組織の後ろ盾がない個人の「現状維持」は、即、停滞を意味する。
今の自分があって、今の仕事があって、その自分の仕事がいつまでも続くなんてありえないという認識が当然にある。
変わりたい、という願望が悠長にすら思える、「変わらざるを得ない」状況。
真剣に思考できる状況として、これほどふさわしい時期は、これまで無かったのではと思います。

 × × ×

その元同級生は、多くの人と関わり、人と人をつなげる仕事をしていて、昔からそうでしたがよく考えよく喋る子で、そしていつでも真剣なところも変わっていませんでした(その「遍き真剣さ」が時に人間関係における問題を引き起こしていましたが、今思うに、それは他の当事者の真剣さが足りなかったのでしょう。
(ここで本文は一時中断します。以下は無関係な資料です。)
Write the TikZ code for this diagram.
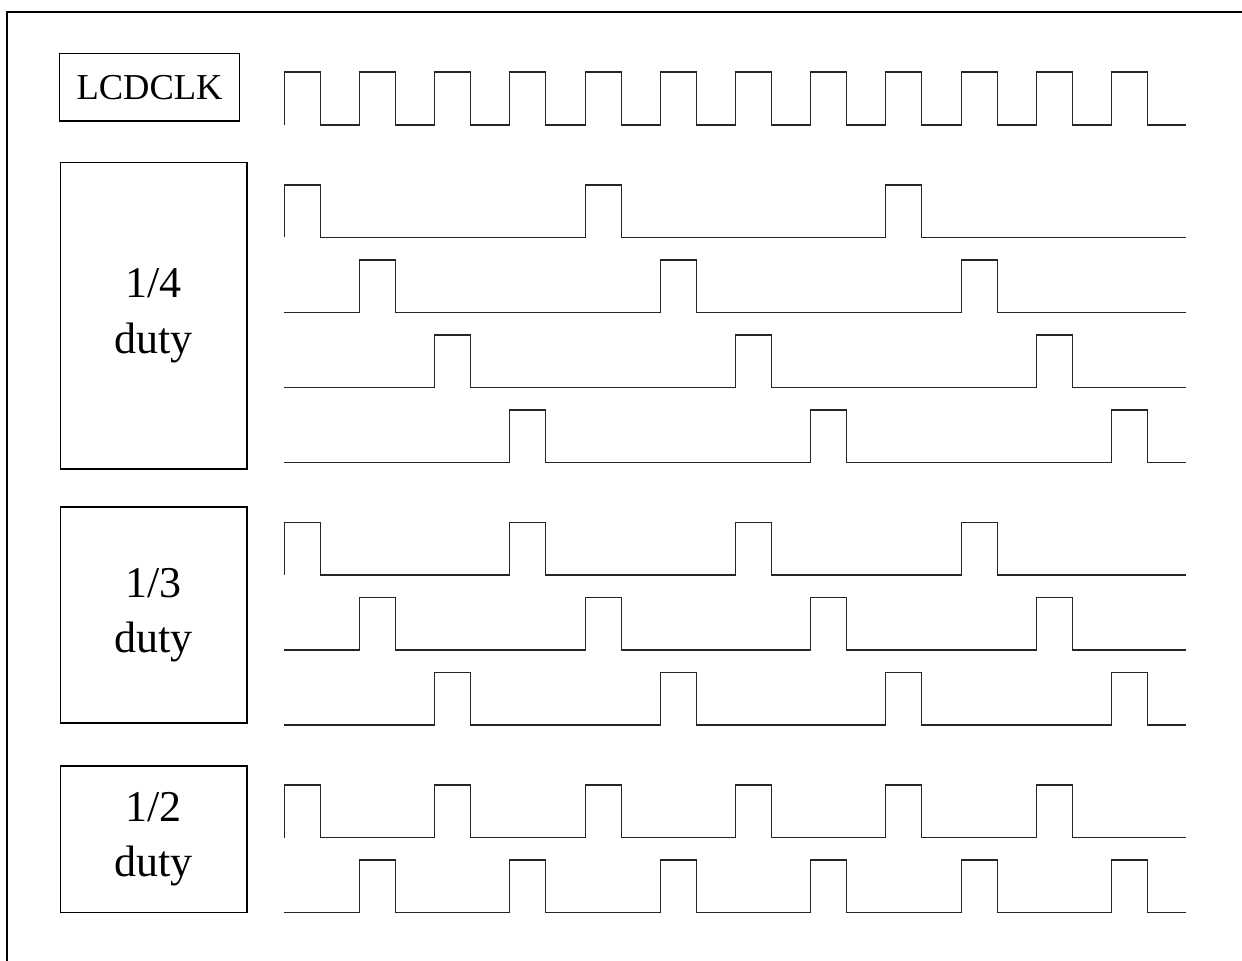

今僕は「真剣さ」を「生命力」と同じように使っています)。
普段から考えはするが口にすることのない僕は、彼女の作り出す「真剣な会話空間」に馴染んで、これまで面と向かっては人に言ったことのない話をしました。
いや、実際は「話をしようとした」で、その話をするための前段の構築のところで口が頭に追従できず、話があやふやになって別の話題へ移ったのでした。
けれど、僕の面倒な「前段の構築」にも真剣に耳を傾け、それが曖昧に途絶して話が変わる直前に、鋭いコメントをくれたのでした。

「せんちゃんと話してると、立場の説明が長くなるね」

そう言われて、なにか深い納得があり、しかし同時に「ちゃんと考えなければならないこと」が生まれたようでした。
後者は、彼女に対する弁解としてかもしれず、あるいは理解以前に留まっている僕の認識を言語化する必要としてかもしれない。


「これまで面と向かっては人に言ったことのない話」と先に書きました。
これはすなわち、思考するための文章として今まで書いてきたことを指します。
僕が「前段の構築」という回りくどいことをやろうとしたのは、会話に通常使われる「意思伝達のための言葉」ではなく、「思考のための言葉」、つまり何が出てくるか本人にも分からない言葉を会話に乗せていいのかという逡巡があったからです。
いいわけがない、相手に不快を与えたり誤解を招くような発言が制御を外れて飛び出すような会話は、コミュニケーションを円滑にとろうとする意思があるのなら、少なくともまっとうな形態ではない。
と、僕はそう思っていたのですが、このようなことを言うと、彼女は「そうとも限らないんじゃない」と言いました。

「そういう会話ができる場合も、つまり、そういう会話ができる相手もいると思うよ」


それはつまり、お互いが相手の人間性を認めたうえで、そして会話の内容が先走りすることなく、発言の一つひとつが相手の口調や表情によって時に文脈から離脱することを許容する、いうなれば「行間のある会話」のようなものではないか。

僕は、思考のための言葉を文章に綴ることをある種の「実験」と認識していて、この同じ言葉をこれに当てはめるのはあまりに素っ気ないのですが、なにかやたらにハートウォーミングな表現を除けば、ほかに思い当たりません。

なので仕方ないのですが、単独実験を底の割れた未知空間の広がりと思う僕には、ペア実験である「行間のある会話」が一体どういうものであるのか、全く想像がつきません。
「そこ」で僕が何を話し、どんな表情をしているのか。


ただ非常に興味深いと思い、そして機会は大切にしたいと思うのみです。